Wednesday, Dec. 18, 2002 - 4:06 p.m.
Someone became my friend.
I used to fish in many waters to be able to speak those words. I did it with words and deeds that were true.
I took the approach that if I were to be a friend to others, that same friendship would return to me. At times my expectations were rewarded. At times they were unrealistic.
Some say if you have no expectations, you will never be disappointed. While this is no doubt true, and a valid choice for one to make from their own norms and standards, it is not a choice I would make.
At one point during my period of homelessness, I tried on having no expectations, and it did not fit me well.
As I sang along with the infamous eminem and heard myself saying if I had just one wish, I wish I had an a$$ big enough that the whole world could kiss, I knew it was a lie. My mother had showed me that my problem was not the world's problem, but mine.

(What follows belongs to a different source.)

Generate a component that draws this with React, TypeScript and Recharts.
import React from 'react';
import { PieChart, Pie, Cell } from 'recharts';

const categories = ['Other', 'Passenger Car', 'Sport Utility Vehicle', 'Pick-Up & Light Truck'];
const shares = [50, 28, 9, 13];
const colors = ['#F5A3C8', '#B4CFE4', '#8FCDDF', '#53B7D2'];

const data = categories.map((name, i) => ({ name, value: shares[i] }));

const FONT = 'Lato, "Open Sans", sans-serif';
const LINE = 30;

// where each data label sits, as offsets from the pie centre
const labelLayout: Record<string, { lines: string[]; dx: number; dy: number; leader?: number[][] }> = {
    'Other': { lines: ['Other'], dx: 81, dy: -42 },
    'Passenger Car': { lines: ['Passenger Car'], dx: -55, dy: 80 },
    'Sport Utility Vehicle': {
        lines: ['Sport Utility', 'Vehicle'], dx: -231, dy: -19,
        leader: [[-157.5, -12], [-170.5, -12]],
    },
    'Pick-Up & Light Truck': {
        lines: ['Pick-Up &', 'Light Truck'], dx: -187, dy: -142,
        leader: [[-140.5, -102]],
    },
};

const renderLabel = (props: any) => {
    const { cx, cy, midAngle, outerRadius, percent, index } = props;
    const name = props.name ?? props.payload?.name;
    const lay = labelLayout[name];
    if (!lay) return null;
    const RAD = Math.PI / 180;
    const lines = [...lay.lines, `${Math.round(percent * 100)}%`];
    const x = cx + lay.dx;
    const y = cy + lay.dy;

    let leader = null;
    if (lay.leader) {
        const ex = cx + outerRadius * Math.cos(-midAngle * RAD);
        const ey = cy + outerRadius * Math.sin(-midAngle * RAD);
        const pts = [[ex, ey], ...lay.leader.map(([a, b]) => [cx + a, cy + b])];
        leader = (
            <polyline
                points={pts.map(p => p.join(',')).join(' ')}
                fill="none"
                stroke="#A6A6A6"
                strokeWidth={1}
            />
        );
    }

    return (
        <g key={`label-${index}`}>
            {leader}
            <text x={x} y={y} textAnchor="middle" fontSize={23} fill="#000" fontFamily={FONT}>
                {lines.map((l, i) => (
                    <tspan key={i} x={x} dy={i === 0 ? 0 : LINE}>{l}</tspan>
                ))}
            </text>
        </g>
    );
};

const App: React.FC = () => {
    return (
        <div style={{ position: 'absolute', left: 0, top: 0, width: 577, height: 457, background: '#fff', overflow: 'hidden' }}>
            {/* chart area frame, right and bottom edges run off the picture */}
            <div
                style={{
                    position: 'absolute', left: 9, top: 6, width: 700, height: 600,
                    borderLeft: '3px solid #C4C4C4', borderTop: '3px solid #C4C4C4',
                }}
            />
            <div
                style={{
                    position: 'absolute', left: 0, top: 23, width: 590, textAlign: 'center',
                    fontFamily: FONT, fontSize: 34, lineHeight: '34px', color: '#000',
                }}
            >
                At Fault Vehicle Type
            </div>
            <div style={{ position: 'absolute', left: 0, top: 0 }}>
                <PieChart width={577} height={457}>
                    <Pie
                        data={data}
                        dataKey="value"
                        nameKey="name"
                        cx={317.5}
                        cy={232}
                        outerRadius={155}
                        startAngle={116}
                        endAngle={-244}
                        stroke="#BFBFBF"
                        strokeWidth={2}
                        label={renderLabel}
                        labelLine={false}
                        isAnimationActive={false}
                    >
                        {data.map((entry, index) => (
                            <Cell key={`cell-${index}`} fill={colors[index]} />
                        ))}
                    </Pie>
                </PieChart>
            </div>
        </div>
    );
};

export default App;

My friends had not failed me, but rather my unrealistic expectations had failed me.
I had expected them to respond in ways I would respond. To my surprise, they went on being themselves rather than being who I had painted them to be in my mind.
I still fish for friends, but not in secret as before. I do it openly, though in select waters.
I do it not for want of material things. But rest assured there is something I want. I want to be accepted for who I am, and I want to be appreciated. Two gifts which are very hard to give, yet have absolutely no monetary value. And yet, to me at least these two things are priceless.
Someone where I work has given me my deepest desires.
According to my personal code of honor, it is my privilege to reciprocate as long as I have breath in my body.